Release:
2017, Vol. 3. №4About the author:
Evgeny P. Zagvazdin, Junior Researcher, Tobolsk Complex Research Station of the Ural Branch of the RAS; kulay_arx@mail.ruAbstract:
This article aims at studying the archival files of the Tobolsk spiritual consistory from 1913 and analyzing the issue of extraordinary graves organization in the settlements territory. The studied material is valuable, first of all, as it reveals the mechanism of making decisions about funerals in closed cemeteries.
The indisputable value of these data is that there is no other known research relevant to this topic in the context of the Russian Empire’s burial legislation. The existing works concern only the organization of cemeteries outside the city limits after 24 December 1771. However, there is little understanding of the procedure for burial in closed parish cemeteries within settlements. The motives of petitioners who wish to be buried in such cemeteries remain generally in the field of conjecture.

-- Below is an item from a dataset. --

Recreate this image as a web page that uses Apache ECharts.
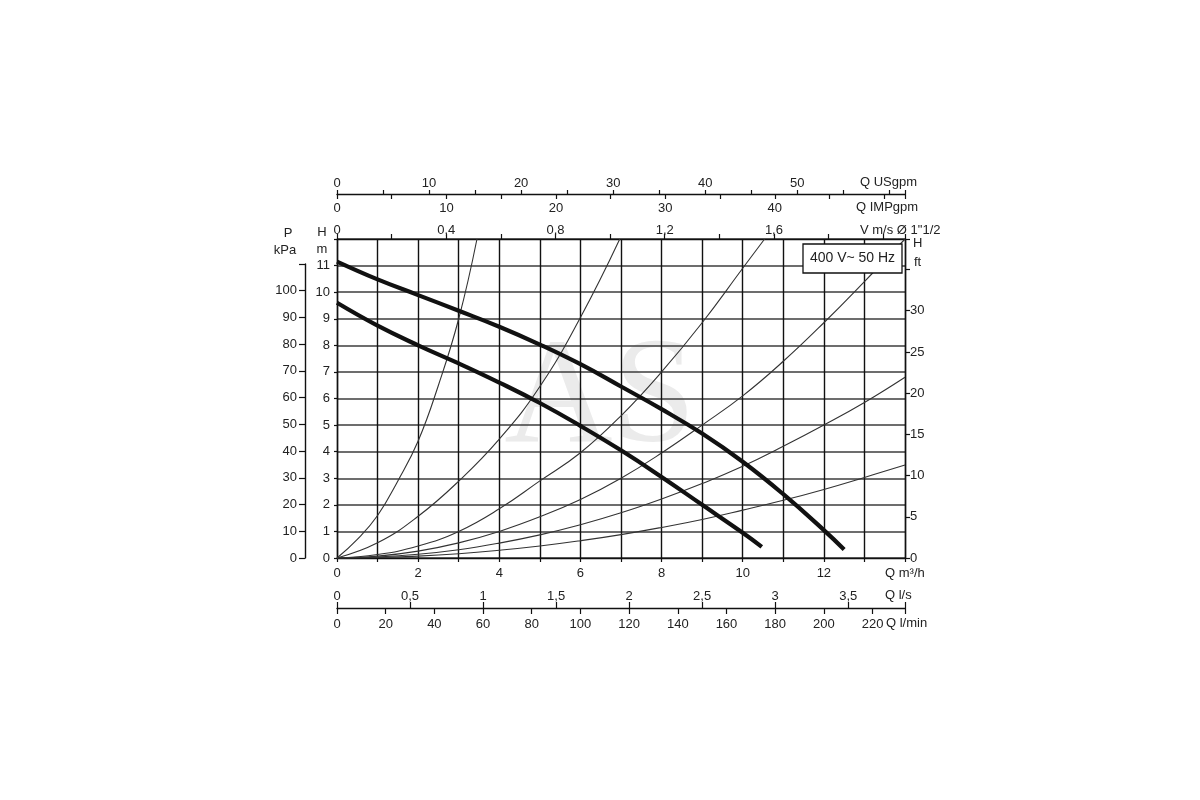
<!DOCTYPE html>
<html>
<head>
<meta charset="utf-8">
<script src="https://cdn.jsdelivr.net/npm/echarts@6/dist/echarts.min.js"></script>
<style>
html,body{margin:0;padding:0;background:#fff;}
#chart{width:1200px;height:800px;}
</style>
</head>
<body>
<div id="chart"></div>
<script>
// ---- Pump curves (Q m³/h, H m) ----
const pumpHighQ = [0, 1, 2, 3, 4, 5, 6, 7, 8, 9, 10, 11, 12, 12.5];
const pumpHighH = [11.15, 10.48, 9.89, 9.3, 8.7, 8.03, 7.29, 6.45, 5.6, 4.68, 3.62, 2.4, 1.05, 0.32];
const pumpLowQ  = [0, 1, 2, 3, 4, 5, 6, 7, 8, 9, 10, 10.47];
const pumpLowH  = [9.6, 8.74, 8.0, 7.32, 6.6, 5.83, 4.97, 4.05, 3.05, 2.0, 0.95, 0.42];

// ---- System curves (thin) ----
const sysAQ = [0, 0.5, 1, 1.5, 2, 2.5, 3, 3.45];
const sysAH = [0, 0.7, 1.6, 2.9, 4.4, 6.5, 9.0, 12.0];
const sysBQ = [0, 1, 2, 3, 4, 5, 6, 6.97];
const sysBH = [0, 0.57, 1.57, 2.89, 4.47, 6.45, 9.05, 12.0];
const sysCQ = [0, 1, 2, 3, 4, 5, 6, 7, 8, 9, 10, 10.54];
const sysCH = [0, 0.13, 0.45, 1.0, 1.85, 2.9, 3.96, 5.35, 7.0, 8.85, 10.9, 12.0];
const sysDQ = [0, 1, 2, 3, 4, 5, 6, 7, 8, 9, 10, 11, 12, 13, 14];
const sysDH = [0, 0.07, 0.26, 0.57, 1.0, 1.55, 2.2, 3.0, 3.95, 5.0, 6.1, 7.4, 8.85, 10.4, 12.0];
const sysEQ = [0, 1, 2, 3, 4, 5, 6, 7, 8, 9, 10, 11, 12, 13, 14];
const sysEH = [0, 0.04, 0.14, 0.31, 0.56, 0.87, 1.25, 1.7, 2.22, 2.8, 3.45, 4.2, 5.0, 5.85, 6.8];
const sysFQ = [0, 1, 2, 3, 4, 5, 6, 7, 8, 9, 10, 11, 12, 13, 14];
const sysFH = [0, 0.02, 0.07, 0.16, 0.29, 0.45, 0.65, 0.88, 1.15, 1.45, 1.8, 2.17, 2.58, 3.03, 3.5];

// ---- Axis ranges (as drawn on the sheet) ----
const qMax = 14;        // m³/h
const hMax = 12;        // m
const usgpmMax = 61.7;  // USgpm at qMax
const impgpmMax = 51.9; // IMPgpm at qMax
const lsMax = 14 / 3.6; // l/s at qMax
const lminMax = 14 / 0.06; // l/min at qMax
const vMax = 2.08;      // m/s at qMax (pipe 1"1/2)
const ftMax = 38.7;     // ft at hMax
const kpaMax = 110;     // kPa axis length

const titleTop = ['Q USgpm', 'Q IMPgpm', 'V m/s Ø 1"1/2'];
const titleBottom = ['Q m³/h', 'Q l/s', 'Q l/min'];
const boxText = '400 V~ 50 Hz';

function zip(a, b) { return a.map((v, i) => [v, b[i]]); }
function isMult(v, m) { return Math.abs(v / m - Math.round(v / m)) < 1e-6; }
function comma(v) { return String(Math.round(v * 100) / 100).replace('.', ','); }

const FONT = 'Liberation Sans, Arial, sans-serif';
const TXT = '#222';
const lbl = (extra) => Object.assign({ fontFamily: FONT, fontSize: 13, color: TXT }, extra);
const axLine = (show) => ({ show: show !== false, onZero: false, lineStyle: { color: '#111', width: 1.4 } });
const tick = (len, inside) => ({ show: true, length: len, inside: !!inside, lineStyle: { color: '#111', width: 1.2 } });

const chart = echarts.init(document.getElementById('chart'), null, { renderer: 'canvas' });

const thin = (name, q, h) => ({
  name, type: 'line', xAxisIndex: 0, yAxisIndex: 0, data: zip(q, h),
  smooth: 0.45, symbol: 'none', silent: true, clip: true,
  lineStyle: { color: '#333', width: 1.1 }, z: 3
});
const thick = (name, q, h) => ({
  name, type: 'line', xAxisIndex: 0, yAxisIndex: 0, data: zip(q, h),
  smooth: 0.45, symbol: 'none', silent: true, clip: true,
  lineStyle: { color: '#111', width: 4.2 }, z: 5
});

const txt = (text, x, y, align, size) => ({
  type: 'text', x: x, y: y, z: 50,
  style: { text: text, fontFamily: FONT, fontSize: size || 13, fill: TXT,
           textAlign: align || 'left', align: align || 'left',
           textVerticalAlign: 'middle', verticalAlign: 'middle' }
});

const option = {
  backgroundColor: '#fff',
  animation: false,
  grid: [
    { left: 337, top: 239, width: 568, height: 319, containLabel: false },
    { left: 337, top: 264, width: 568, height: 294, containLabel: false }
  ],
  xAxis: [
    { // Q m³/h (bottom)
      type: 'value', gridIndex: 0, position: 'bottom', min: 0, max: qMax, interval: 1,
      axisLine: axLine(), axisTick: tick(4),
      splitLine: { show: true, lineStyle: { color: '#111', width: 1.4 } },
      axisLabel: lbl({ margin: 9, formatter: v => (isMult(v, 2) && v <= 12) ? String(v) : '' })
    },
    { // V m/s (top border)
      type: 'value', gridIndex: 0, position: 'top', offset: 0, min: 0, max: vMax, interval: 0.2,
      axisLine: axLine(), axisTick: tick(5),
      splitLine: { show: false },
      axisLabel: lbl({ margin: 2, formatter: v => (isMult(v, 0.4) && v < 1.9) ? comma(v) : '' })
    },
    { // USgpm
      type: 'value', gridIndex: 0, position: 'top', offset: 45, min: 0, max: usgpmMax, interval: 5,
      axisLine: axLine(), axisTick: tick(4),
      splitLine: { show: false },
      axisLabel: lbl({ margin: 4, formatter: v => (isMult(v, 10) && v <= 50) ? String(Math.round(v)) : '' })
    },
    { // IMPgpm
      type: 'value', gridIndex: 0, position: 'top', offset: 45, min: 0, max: impgpmMax, interval: 5,
      axisLine: axLine(false), axisTick: tick(5, true),
      splitLine: { show: false },
      axisLabel: lbl({ inside: true, margin: 8, formatter: v => (isMult(v, 10) && v <= 40) ? String(Math.round(v)) : '' })
    },
    { // l/s
      type: 'value', gridIndex: 0, position: 'bottom', offset: 50, min: 0, max: lsMax, interval: 0.5,
      axisLine: axLine(), axisTick: tick(6, true),
      splitLine: { show: false },
      axisLabel: lbl({ inside: true, margin: 5, formatter: v => (isMult(v, 0.5) && v <= 3.5 + 1e-6) ? comma(v) : '' })
    },
    { // l/min
      type: 'value', gridIndex: 0, position: 'bottom', offset: 50, min: 0, max: lminMax, interval: 20,
      axisLine: axLine(false), axisTick: tick(6),
      splitLine: { show: false },
      axisLabel: lbl({ margin: 10, formatter: v => (isMult(v, 20) && v <= 220) ? String(Math.round(v)) : '' })
    },
    { // helper x axis for the kPa grid
      type: 'value', gridIndex: 1, min: 0, max: 1, show: false
    }
  ],
  yAxis: [
    { // H m
      type: 'value', gridIndex: 0, position: 'left', min: 0, max: hMax, interval: 1,
      axisLine: axLine(), axisTick: tick(3),
      splitLine: { show: true, lineStyle: { color: '#3c3c3c', width: 1.6 } },
      axisLabel: lbl({ margin: 7, formatter: v => (v <= 11 && isMult(v, 1)) ? String(v) : '' })
    },
    { // H ft
      type: 'value', gridIndex: 0, position: 'right', min: 0, max: ftMax, interval: 5,
      axisLine: axLine(), axisTick: tick(5),
      splitLine: { show: false },
      axisLabel: lbl({ margin: 5, formatter: v => (isMult(v, 5) && v <= 30) ? String(Math.round(v)) : '' })
    },
    { // P kPa
      type: 'value', gridIndex: 1, position: 'left', offset: 32, min: 0, max: kpaMax, interval: 10,
      axisLine: axLine(), axisTick: tick(6),
      splitLine: { show: false },
      axisLabel: lbl({ margin: 8, formatter: v => (isMult(v, 10) && v <= 100) ? String(Math.round(v)) : '' })
    }
  ],
  series: [
    thin('A', sysAQ, sysAH),
    thin('B', sysBQ, sysBH),
    thin('C', sysCQ, sysCH),
    thin('D', sysDQ, sysDH),
    thin('E', sysEQ, sysEH),
    thin('F', sysFQ, sysFH),
    thick('pump-high', pumpHighQ, pumpHighH),
    thick('pump-low', pumpLowQ, pumpLowH)
  ],
  graphic: [
    { type: 'text', x: 600, y: 402, z: -10, silent: true,
      style: { text: 'AS', fontFamily: 'Liberation Serif, DejaVu Serif, serif', fontSize: 150,
               fill: '#ebebeb', textAlign: 'center', align: 'center',
               textVerticalAlign: 'middle', verticalAlign: 'middle' } },
    txt(titleTop[0], 860, 182.5),
    txt(titleTop[1], 856, 207.5),
    txt(titleTop[2], 860, 230),
    txt(titleBottom[0], 885, 573),
    txt(titleBottom[1], 885, 595),
    txt(titleBottom[2], 886, 623),
    txt('H', 913, 243),
    txt('ft', 914, 262),
    txt('P', 288, 233, 'center'),
    txt('kPa', 285, 250, 'center'),
    txt('H', 322, 232, 'center'),
    txt('m', 322, 249, 'center'),
    { type: 'rect', z: 60, shape: { x: 803, y: 244, width: 99, height: 29 },
      style: { fill: '#fff', stroke: '#111', lineWidth: 1.3 } },
    { type: 'text', x: 852.5, y: 258.5, z: 61,
      style: { text: boxText, fontFamily: FONT, fontSize: 14, fill: TXT,
               textAlign: 'center', align: 'center', textVerticalAlign: 'middle', verticalAlign: 'middle' } }
  ]
};
chart.setOption(option);
</script>
</body>
</html>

The author considers several aspects. First, the legal nature of the case has been clarified from the point of genesis of legislation of the second half of the 17th-19th centuries, concerning the sanitary-epidemiological order in the burial of the deceased. Secondly, the social and gender composition, as well as the geography of petitioners, and their motives were studied. Thirdly, the mechanism of decision-making on such exceptional cases is analyzed. The author has revealed that, despite the Senate’s decree of 1771, which forbade burying on the cemeteries in the residential area and regulating the transfer of cemeteries, some relapses of the old tradition remained. Flexibilities in the organization of graves were reflected in legislation, for example, in the decree of the Holy Synod of 1833 among others. Legislatively, in exceptional cases, it was permitted to bury the deceased at churches, in a residential area. However, all the actions of the clergy for the burial, especially in exceptional cases, were regulated and controlled.